Unitarian Universalist Church hosts free event at Davis Cemetery
On Saturday, May 15, the Unitarian Universalist Church of Davis hosted its third Death Cafe at the Davis Cemetery. The event is a unique opportunity for people of all ages and backgrounds to come together and discuss their thoughts and experiences with death.
The Davis Cemetery District & Arboretum facilitated the event, providing an outdoor area under tents. Snacks and refreshments were provided while extremely invigorating and enlightening conversation took place.
The Death Cafe began in 2011 in the United Kingdom as a simple gathering at someone’s house. People around the world quickly gained interest in the concept, which enables people to have an open discussion on a universal topic that is often taboo and not discussed.
According to the Death Cafe website, the objective of each meeting is “to increase awareness of death with a view of helping people make the most of their finite lives.”
The event is free and is not intended to draw conclusions or to force ideas on people.

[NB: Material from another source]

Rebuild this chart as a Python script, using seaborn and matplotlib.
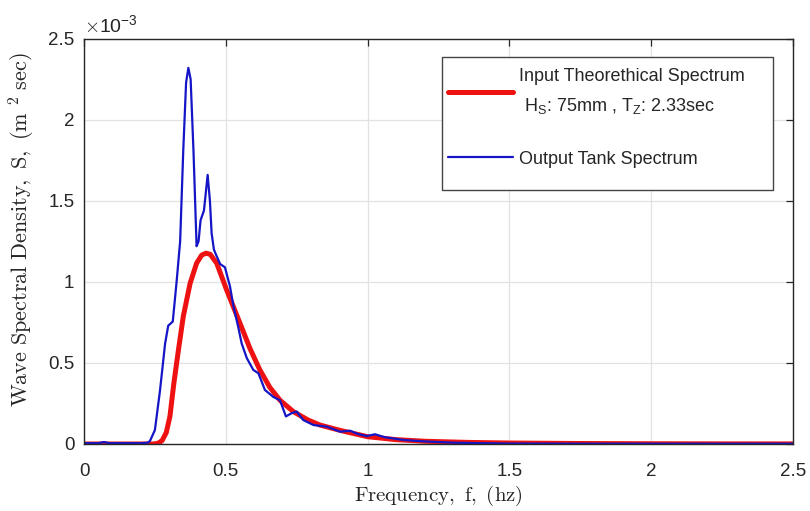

Kristi Dvorak, the community outreach director for the Davis Cemetery, states that she has only heard positive feedback from those who attended and that she has seen people return for numerous years in a row. She adds that people from all walks of life and of all ages come to the event and value the insight. The growing interest had been recognized and she plans to continue the event as long as people want.
“We usually break [attendants] up into groups of eight. We don’t have any formal rules. We might have someone help get the conversation going and people just talk about how they feel and what’s going on in their life,” Dvorak said. “It’s a way for people to gather in an informal way and have cake and coffee or whatever and talk about death and life and what your concerns are or what your story is. Everyone has their own reasons for coming, but it’s something that affects all of us.”
Laura Thompson, ministerial intern for the Unitarian Universalist Church of Davis, emphasizes her belief that youth will benefit more from participating in death cafes than seniors. She states that although the majority of those who come out are older, the older population typically has more experience with death and is more comfortable with the topic. However, Thompson believes that because the youth have less experience with life and death, the topic brings more anxiety to them, due to fear of the unknown.
“I think it’s important because we don’t talk about death as much as we should in our culture,” Thompson said. “It provides a really non-threatening, non-crisis setting for that to happen because often times when we do talk about it, it is in the hospital, or the lawyer’s office, or a really stressful time. And so here it’s an opportunity for people to talk about it and share their experiences and make space for that.”
Sophia Flores, a second-year Chicano studies and sociology major, has attended the Death Cafe and explains that the experience she enjoyed hearing different ideas on death.
“I never openly thought of death being something that is also living — it has not been something that has ever been in conversation around me. And I think that something I got out of it was that no matter how each of us has experienced death, we’re not alone in the process through it,” Flores said.